As the single-minded daughter of legendary entertainer Danny Thomas and a junior member of Hollywood royalty, where Thomas went was straight into the family business. And in the early '60s buoyed by a breakout performance in the London stage production of Barefoot in the Park television beckoned.
"The head of ABC at the time called me in and, just like the old story, said 'Kid, you can be a TV star. I'm gonna find a series for you.'" Unfortunately, he didn't have a concept but Thomas did. "There [was] all this stuff happening in the country with women, [yet] everybody on television is either the daughter of somebody, the wife of somebody or the secretary of somebody. [I said], 'Why don't you just do a show where the girl is the somebody?'"

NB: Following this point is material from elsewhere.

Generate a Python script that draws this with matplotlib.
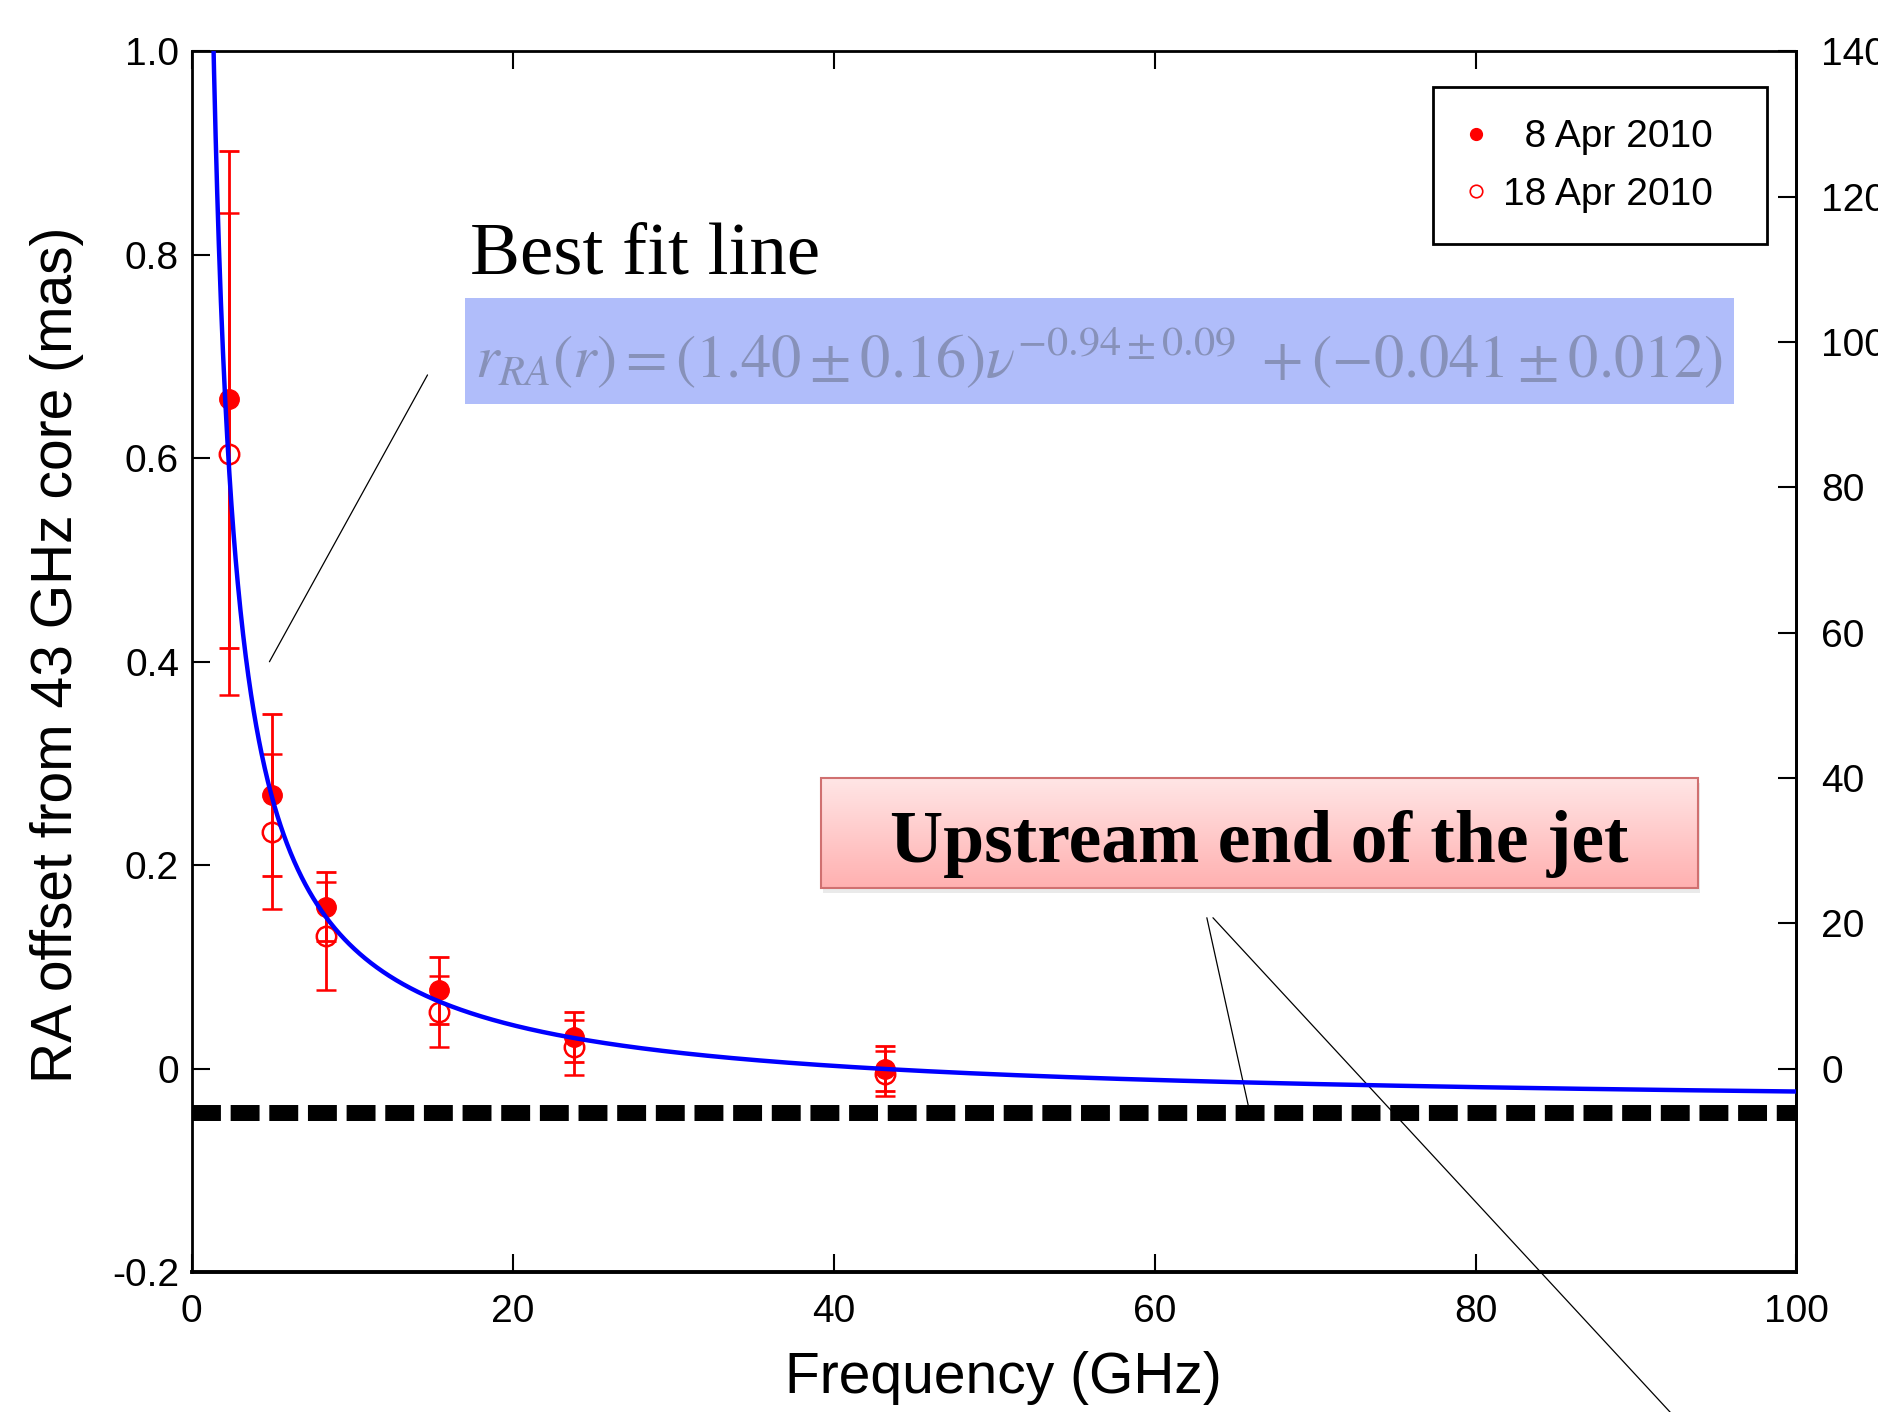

Thus, That Girl was born. The series, which ran from 1966-71, was immensely popular a fact Thomas attributes in large part to the late Ted Bessell, who played her on-screen comic and romantic foil Don Hollinger. "Half the show was Teddy," she says. "There was no show without [him]."
Even off-screen, Bessell made quite an impression. "[We] definitely had a romance," Thomas admits. "I was crazy about him. Every girl wanted to go to bed with Teddy. He had all the male stuff."